Management claim that the health data collected and processed “will be used for AI training and modelling, including human review, to improve Samsung Health, including algorithms to analyse health conditions and our AI features.”
The reference to “human review” means that actual Samsung staff or contractors may be eyeballing data drawn from what is among the most sensitive information a consumer generates.
The Catch If You Say No
Users who don’t accept the demands of Samsung can withdraw consent by going to Samsung Health settings, then the Privacy menu, and disabling the “Consent to the use of health data for AI training and modeling” option.

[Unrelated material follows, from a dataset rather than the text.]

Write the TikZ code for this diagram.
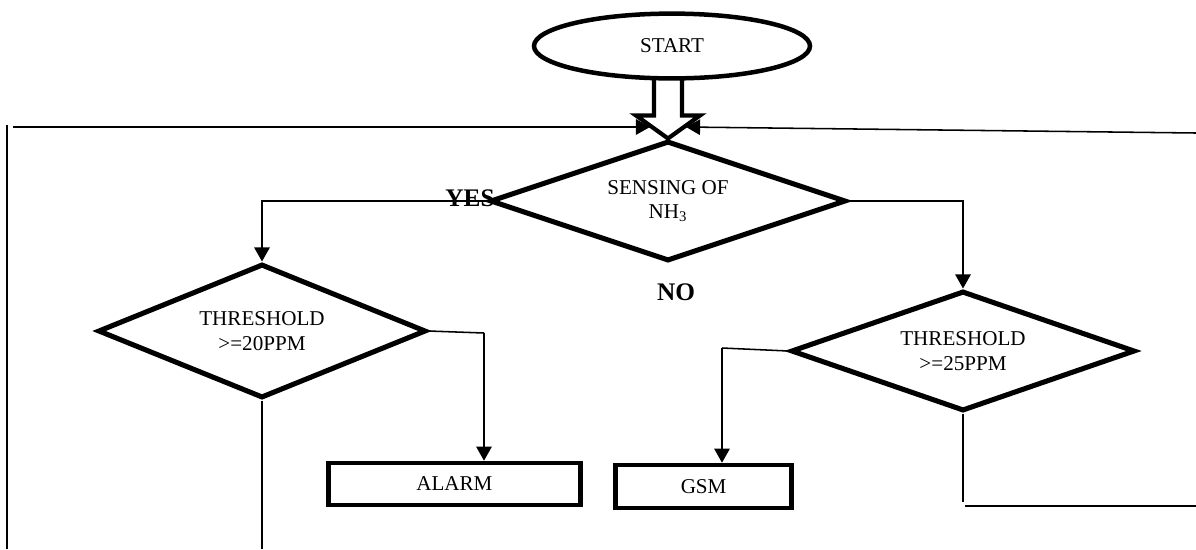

As soon as they do, users get a message warning that they won’t be able to sync their health data with their Samsung account and that it will be deleted unless Samsung is required by law to retain it. 
In effect, refusing consent kills the core syncing functionality that makes a Galaxy Watch useful, and wipes years of accumulated fitness and health history in the process.

Timed To A Major Hardware Launch
The timing is no accident. Samsung last month revealed a major Samsung Health update in which AI will recommend workout plans, analyse sleep data for problems, and assess users’ nutritional choices.
Those AI features are set to debut on the new Galaxy Watch 9 series expected at the July 22 Unpacked event in London, alongside the Galaxy Watch Ultra 2, the Galaxy Z Fold 8 and Z Flip 8 foldables, and possibly Samsung’s first smart glasses.
The features are expected to roll out to older wearables over time.
Building those AI coaching features requires vast quantities of real user health data, which is precisely what Samsung is now demanding from its installed base of watch owners.
Not The First Time
This is not the first time Samsung has strong-armed Samsung Health users. In early 2025, European users complained they were forced to accept a “Consent to the processing of health data” notice, including sharing with third parties and transfers to foreign countries, or have all of their data deleted.

Samsung Galaxy Watch Ultra (Image: Supplied by Samsung)
At the time, users on Samsung’s own community forums claimed the approach breached European GDPR rules, which require that consent for processing sensitive health data be freely given and that users be able to withdraw consent without suffering a penalty. Deleting a customer’s entire health history when they say no, critics argue, is the definition of a penalty.
One frustrated Galaxy Watch owner on Samsung’s own forum wrote that the Company was “begging us to switch to Apple products.”
The Bigger Data Question
Samsung Australia has not commented for this story, however the move opens up a wider debate about what happens to the data that the likes of Samsung and LG Electronics are collecting from TVs, washing machines, refrigerators and mobile devices.
Both Companies operate large advertising businesses built in part on data harvested from their smart TVs, with automatic content recognition technology tracking what owners watch and that information shared with advertising partners.
In Australia, health information is classified as sensitive information under the Privacy Act, attracting a higher bar for collection and consent than ordinary personal data, which raises questions about how a “consent or we delete everything” model sits with local privacy regulators.
Some observers are claiming that the Korean brand is “blatantly forcing users to provide their health data for AI training”, a move that may not be appreciated by millions of Samsung Health users worldwide.